Lectures disturbed by students

Lectures disturbed by students

Harsh confrontations among students

On 1 October 1659 students of the Leiden University started to pelt city guards with stones. One of the perpetrators was convicted by the University Court presided by the rector - students were exempt from the jurisdiction of the city of Leiden. Accompanied by some comrades and with great uproar the convicted student went to the rector, the famous theologian professor Johannes Coccejus, to get a redress. There was more to come. Two days later students disturbed with ‘great impudence and clamour’ one of Coccejus’ lectures. Moreover the illegal regional students associations, the so called nationes, made mutual arrangements to strengthen their position. Some students ignored the ancient ban on carrying weapons and took pocket pistols with them in order to defend themselves against the city bailiff and his men. Actually they planned to offend the rector for a second time. In another recent students riot the bailiff was even hit in his leg by a small shot.

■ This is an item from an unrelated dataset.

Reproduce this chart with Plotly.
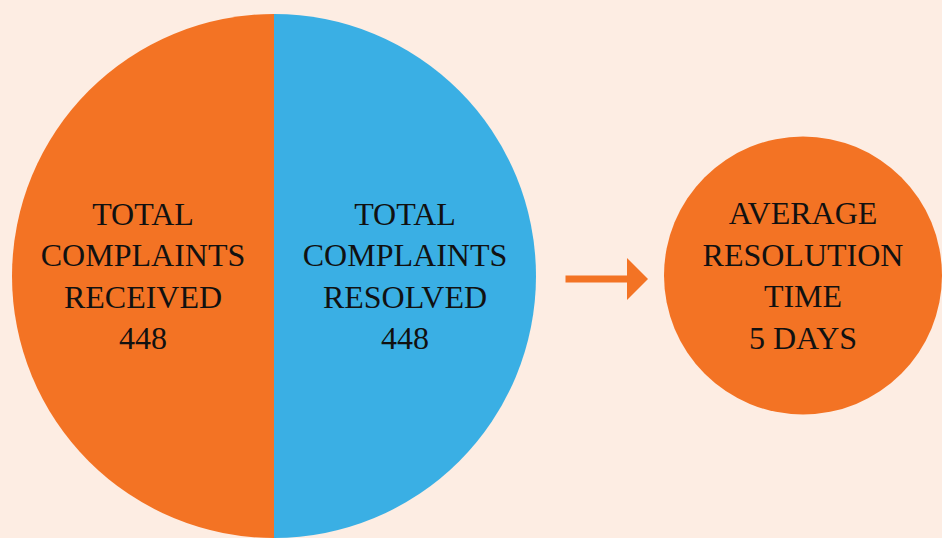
import plotly.graph_objects as go

# ---- data ----
categories = ["TOTAL<br>COMPLAINTS<br>RECEIVED", "TOTAL<br>COMPLAINTS<br>RESOLVED"]
complaints = [448, 448]
avg_label = ["AVERAGE<br>RESOLUTION<br>TIME"]
avg_days = [5]

ORANGE = "#F37324"
BLUE = "#3AAFE4"
BG = "#FDEDE3"
W, H = 942, 538

font = dict(family="Liberation Serif, Times New Roman, serif", size=32, color="#111111")

fig = go.Figure()

fig.add_trace(go.Pie(
    labels=categories,
    values=complaints,
    sort=False,
    direction="clockwise",
    rotation=180,
    marker=dict(colors=[ORANGE, BLUE], line=dict(width=0)),
    texttemplate="%{label}<br>%{value}",
    textposition="inside",
    insidetextorientation="horizontal",
    insidetextfont=font,
    domain=dict(x=[8 / W, 540 / W], y=[0, 1 - 14 / H]),
    hoverinfo="skip",
    showlegend=False,
))

fig.add_trace(go.Pie(
    labels=avg_label,
    values=avg_days,
    marker=dict(colors=[ORANGE], line=dict(width=0)),
    texttemplate="%{label}<br>%{value} DAYS",
    textposition="inside",
    insidetextorientation="horizontal",
    insidetextfont=font,
    domain=dict(x=[664 / W, 1], y=[1 - 419 / H, 1 - 132 / H]),
    hoverinfo="skip",
    showlegend=False,
))

fig.add_annotation(
    x=648 / W, y=1 - 279 / H, xref="paper", yref="paper",
    ax=-84, ay=0, text="", showarrow=True,
    arrowhead=1, arrowsize=1, arrowwidth=7, arrowcolor=ORANGE,
)

fig.update_layout(
    width=W, height=H,
    margin=dict(l=0, r=0, t=0, b=0),
    paper_bgcolor=BG, plot_bgcolor=BG,
)

fig.write_html(
    "out.html",
    config={"displayModeBar": False},
    post_script="document.body.style.margin='0';document.body.style.overflow='hidden';"
                "document.body.style.background='" + BG + "';",
)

In the seventeenth century there were many harsh confrontations among students themselves and with Leiden citizens. How to discipline students was a regular theme in the meetings of the board of governors and the university Senate. When things threatened to run out of control, the University addressed for assistance to the Sovereign Estates of the province of Holland, the founders of the University. This happened also in this case and as usual the Estates proclaimed a ‘plakkaat’, an edict. Dated 20 December 1659 this edict punished students who ‘from hatred or disinclination towards professors’ wanted to disturb lectures or disputations ‘by clapping their hands or stamping their feet’ with the loss of their privileges as university students and with a fine. Besides, the local authorities of the domicile of the convicted student would be informed. When someone repeated this offense, he was expelled from the university.

The edict was read in public ‘ad valvas’, at the entrance porch of the University Building, and posted. Furthermore a second edict was proclaimed, a renewal of an earlier edict from 1629 against the carrying of weapons. Finally the ban on the nationes was mentioned in a new article in oath that every Leiden student had to swear. Leiden had many students from abroad. They couldn’t’ excuse themselves by claiming their ignorance of the Dutch language: a translation in Latin was also posted.

Background of the unrest were the sharp controversies in the Leiden university between supporters and opponents of the ideas of René Descartes, but also those of … Coccejus. During that period attacks against his disputed orthodoxy and his compliance with cartesianism started to take place. Even scholars didn’t always treat each other with kid gloves.

Post by Arend Pietersma, former curator of Leiden University Libraries.